Bankrupt

The only question now is what other surprises the majority will pull, whether in the Senate or the House, in furtherance of subverting the results of the elections which loudly proclaimed public antipathy towards the rule of the one president they’ve consistently disapproved of over the last four years. But as Mrs. Arroyo and company would probably proclaim, it’s not about popularity. And it’s not about democracy either.

BY LUIS V. TEODORO
Vantage Point / Business Mirror
Posted by Bulatlat
Vol. VII, No.26, August 5-11, 2007

Mrs. Gloria Macapagal-Arroyo’ s net satisfaction rating has dropped from its previous negative 46.7 percent in January, says IBON databank; it is now negative 62 percent. A July IBON survey showed that only 10 percent of those surveyed were satisfied with Mrs. Arroyo’s performance, while a huge 72 percent were not.

The IBON findings confirm the results of other surveys. Alone of all Philippine presidents since surveys were ever taken, Mrs. Arroyo’s satisfaction rating has stayed in the negative column for some four years. Popular Mrs. Arroyo certainly isn’t. But she’s tried to make a good thing out of a bad thing by declaring that she would “rather be right than popular”.
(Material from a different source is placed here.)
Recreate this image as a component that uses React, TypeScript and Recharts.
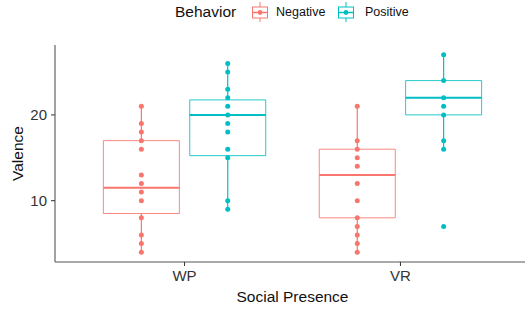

It’s a formulation that has appealed to the snob instincts of people who have basic issues with democracy, particularly its “one-person- one vote” principle, which says that the vote of a worker counts as much as that of an industrialist, a tenant’s as much as a landlord’s, a student’s as much as a professor’s.

This basic antipathy to one of democracy’s core principles was boosted by the election of clueless actors (some do have a clue) and other celebrities since 1986. In their minds way above the hoi-polloi, the middle class brought down Joseph Estrada in 2001 despite his 11 million votes–most of which, they secretly reasoned, anyway came from the great unwashed. The country’s experience with Estrada made “popularity” a curse word with most Filipinos assuming that what it meant was the seemingly mindless adulation the legions of the poor reserve for actors, singers, and other entertainers.

That’s the sense in which Mrs. Arroyo and her speech writers have been using “popularity” since they found out that it would take a million years, possibly longer, for Mrs. Arroyo to even approach the level of worship Estrada enjoys even today.

But “popularity” has meanings other than hero worship or idolatry. In governance, it’s in the sense of approval of how an administration governs, what policies it’s implementing, and whether the governed think it’s doing its job. Popularity is in this sense at the core of democratic governance, and decides whether an administration, having been tried and tested, deserves the sovereign power that’s been delegated to it, or should be thrown out.

Over the last six years the particularities of the above issues of governance have become critical in terms of, for example, whether the economic progress for which the regime claims credit has made a difference among the majority. (The answer is apparently “no”. Despite last year’s growth, 77 percent of Filipinos, up from 67.6 percent in 2006, today consider themselves poor.)